## Job
Every line in the listing is to be echoed verbatim.

## Data lines

_ _ _ _

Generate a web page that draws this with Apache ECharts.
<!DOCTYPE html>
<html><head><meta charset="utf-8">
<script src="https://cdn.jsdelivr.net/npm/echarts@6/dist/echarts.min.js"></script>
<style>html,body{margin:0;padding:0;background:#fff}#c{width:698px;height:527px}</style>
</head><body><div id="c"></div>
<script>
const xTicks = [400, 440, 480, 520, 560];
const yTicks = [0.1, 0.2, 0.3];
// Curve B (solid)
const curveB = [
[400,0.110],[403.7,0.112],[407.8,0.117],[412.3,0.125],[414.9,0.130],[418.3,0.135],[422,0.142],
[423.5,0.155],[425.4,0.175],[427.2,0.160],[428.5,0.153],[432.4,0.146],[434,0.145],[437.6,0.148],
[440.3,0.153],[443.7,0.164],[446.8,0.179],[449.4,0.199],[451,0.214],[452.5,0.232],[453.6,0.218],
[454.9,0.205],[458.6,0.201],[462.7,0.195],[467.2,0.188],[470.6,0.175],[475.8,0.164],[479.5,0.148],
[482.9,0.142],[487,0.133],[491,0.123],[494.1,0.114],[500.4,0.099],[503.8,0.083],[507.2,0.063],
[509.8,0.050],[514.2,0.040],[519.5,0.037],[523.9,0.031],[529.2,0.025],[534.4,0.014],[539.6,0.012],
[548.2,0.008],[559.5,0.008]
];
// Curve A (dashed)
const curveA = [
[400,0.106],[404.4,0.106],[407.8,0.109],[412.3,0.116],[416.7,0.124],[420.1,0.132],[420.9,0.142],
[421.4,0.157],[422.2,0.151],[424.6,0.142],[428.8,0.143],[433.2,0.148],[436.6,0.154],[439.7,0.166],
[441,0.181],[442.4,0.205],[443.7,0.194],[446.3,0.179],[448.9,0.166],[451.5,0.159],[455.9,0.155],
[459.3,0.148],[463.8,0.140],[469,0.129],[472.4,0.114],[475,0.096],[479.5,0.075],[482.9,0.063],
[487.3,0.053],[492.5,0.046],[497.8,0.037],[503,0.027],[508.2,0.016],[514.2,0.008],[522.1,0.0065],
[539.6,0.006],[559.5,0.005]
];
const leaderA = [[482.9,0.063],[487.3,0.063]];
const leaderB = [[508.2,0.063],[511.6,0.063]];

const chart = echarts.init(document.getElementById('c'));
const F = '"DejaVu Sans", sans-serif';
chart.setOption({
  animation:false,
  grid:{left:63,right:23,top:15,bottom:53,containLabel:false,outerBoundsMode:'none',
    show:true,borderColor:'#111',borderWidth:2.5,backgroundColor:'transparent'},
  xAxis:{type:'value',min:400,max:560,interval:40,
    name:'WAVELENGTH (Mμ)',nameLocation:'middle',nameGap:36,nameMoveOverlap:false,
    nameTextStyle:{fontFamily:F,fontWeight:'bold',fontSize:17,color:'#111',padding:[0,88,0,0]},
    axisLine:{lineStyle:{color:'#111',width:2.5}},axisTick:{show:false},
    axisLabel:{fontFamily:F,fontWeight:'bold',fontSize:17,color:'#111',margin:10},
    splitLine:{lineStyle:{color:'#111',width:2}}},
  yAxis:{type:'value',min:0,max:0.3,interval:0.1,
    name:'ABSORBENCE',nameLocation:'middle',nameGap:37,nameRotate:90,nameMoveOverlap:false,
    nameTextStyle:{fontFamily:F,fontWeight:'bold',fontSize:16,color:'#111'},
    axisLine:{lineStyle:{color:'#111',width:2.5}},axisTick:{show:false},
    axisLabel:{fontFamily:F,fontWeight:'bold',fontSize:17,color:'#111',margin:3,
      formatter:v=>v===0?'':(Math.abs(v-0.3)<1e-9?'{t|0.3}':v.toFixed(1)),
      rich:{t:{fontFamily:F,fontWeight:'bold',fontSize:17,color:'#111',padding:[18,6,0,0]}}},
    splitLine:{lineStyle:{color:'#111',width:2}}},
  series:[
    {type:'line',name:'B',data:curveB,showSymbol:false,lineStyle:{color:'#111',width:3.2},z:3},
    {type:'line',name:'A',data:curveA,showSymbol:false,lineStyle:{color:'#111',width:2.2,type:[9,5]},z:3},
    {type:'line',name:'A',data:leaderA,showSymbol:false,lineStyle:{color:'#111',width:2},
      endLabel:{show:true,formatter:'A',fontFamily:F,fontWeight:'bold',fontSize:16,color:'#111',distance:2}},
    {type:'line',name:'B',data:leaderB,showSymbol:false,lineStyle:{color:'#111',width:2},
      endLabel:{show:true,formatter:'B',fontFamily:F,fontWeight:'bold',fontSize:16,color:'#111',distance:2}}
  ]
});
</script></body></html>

_ _ _ _

## The completed task
Generate a web page that draws this with Apache ECharts.
<!DOCTYPE html>
<html><head><meta charset="utf-8">
<script src="https://cdn.jsdelivr.net/npm/echarts@6/dist/echarts.min.js"></script>
<style>html,body{margin:0;padding:0;background:#fff}#c{width:698px;height:527px}</style>
</head><body><div id="c"></div>
<script>
const xTicks = [400, 440, 480, 520, 560];
const yTicks = [0.1, 0.2, 0.3];
// Curve B (solid)
const curveB = [
[400,0.110],[403.7,0.112],[407.8,0.117],[412.3,0.125],[414.9,0.130],[418.3,0.135],[422,0.142],
[423.5,0.155],[425.4,0.175],[427.2,0.160],[428.5,0.153],[432.4,0.146],[434,0.145],[437.6,0.148],
[440.3,0.153],[443.7,0.164],[446.8,0.179],[449.4,0.199],[451,0.214],[452.5,0.232],[453.6,0.218],
[454.9,0.205],[458.6,0.201],[462.7,0.195],[467.2,0.188],[470.6,0.175],[475.8,0.164],[479.5,0.148],
[482.9,0.142],[487,0.133],[491,0.123],[494.1,0.114],[500.4,0.099],[503.8,0.083],[507.2,0.063],
[509.8,0.050],[514.2,0.040],[519.5,0.037],[523.9,0.031],[529.2,0.025],[534.4,0.014],[539.6,0.012],
[548.2,0.008],[559.5,0.008]
];
// Curve A (dashed)
const curveA = [
[400,0.106],[404.4,0.106],[407.8,0.109],[412.3,0.116],[416.7,0.124],[420.1,0.132],[420.9,0.142],
[421.4,0.157],[422.2,0.151],[424.6,0.142],[428.8,0.143],[433.2,0.148],[436.6,0.154],[439.7,0.166],
[441,0.181],[442.4,0.205],[443.7,0.194],[446.3,0.179],[448.9,0.166],[451.5,0.159],[455.9,0.155],
[459.3,0.148],[463.8,0.140],[469,0.129],[472.4,0.114],[475,0.096],[479.5,0.075],[482.9,0.063],
[487.3,0.053],[492.5,0.046],[497.8,0.037],[503,0.027],[508.2,0.016],[514.2,0.008],[522.1,0.0065],
[539.6,0.006],[559.5,0.005]
];
const leaderA = [[482.9,0.063],[487.3,0.063]];
const leaderB = [[508.2,0.063],[511.6,0.063]];

const chart = echarts.init(document.getElementById('c'));
const F = '"DejaVu Sans", sans-serif';
chart.setOption({
  animation:false,
  grid:{left:63,right:23,top:15,bottom:53,containLabel:false,outerBoundsMode:'none',
    show:true,borderColor:'#111',borderWidth:2.5,backgroundColor:'transparent'},
  xAxis:{type:'value',min:400,max:560,interval:40,
    name:'WAVELENGTH (Mμ)',nameLocation:'middle',nameGap:36,nameMoveOverlap:false,
    nameTextStyle:{fontFamily:F,fontWeight:'bold',fontSize:17,color:'#111',padding:[0,88,0,0]},
    axisLine:{lineStyle:{color:'#111',width:2.5}},axisTick:{show:false},
    axisLabel:{fontFamily:F,fontWeight:'bold',fontSize:17,color:'#111',margin:10},
    splitLine:{lineStyle:{color:'#111',width:2}}},
  yAxis:{type:'value',min:0,max:0.3,interval:0.1,
    name:'ABSORBENCE',nameLocation:'middle',nameGap:37,nameRotate:90,nameMoveOverlap:false,
    nameTextStyle:{fontFamily:F,fontWeight:'bold',fontSize:16,color:'#111'},
    axisLine:{lineStyle:{color:'#111',width:2.5}},axisTick:{show:false},
    axisLabel:{fontFamily:F,fontWeight:'bold',fontSize:17,color:'#111',margin:3,
      formatter:v=>v===0?'':(Math.abs(v-0.3)<1e-9?'{t|0.3}':v.toFixed(1)),
      rich:{t:{fontFamily:F,fontWeight:'bold',fontSize:17,color:'#111',padding:[18,6,0,0]}}},
    splitLine:{lineStyle:{color:'#111',width:2}}},
  series:[
    {type:'line',name:'B',data:curveB,showSymbol:false,lineStyle:{color:'#111',width:3.2},z:3},
    {type:'line',name:'A',data:curveA,showSymbol:false,lineStyle:{color:'#111',width:2.2,type:[9,5]},z:3},
    {type:'line',name:'A',data:leaderA,showSymbol:false,lineStyle:{color:'#111',width:2},
      endLabel:{show:true,formatter:'A',fontFamily:F,fontWeight:'bold',fontSize:16,color:'#111',distance:2}},
    {type:'line',name:'B',data:leaderB,showSymbol:false,lineStyle:{color:'#111',width:2},
      endLabel:{show:true,formatter:'B',fontFamily:F,fontWeight:'bold',fontSize:16,color:'#111',distance:2}}
  ]
});
</script></body></html>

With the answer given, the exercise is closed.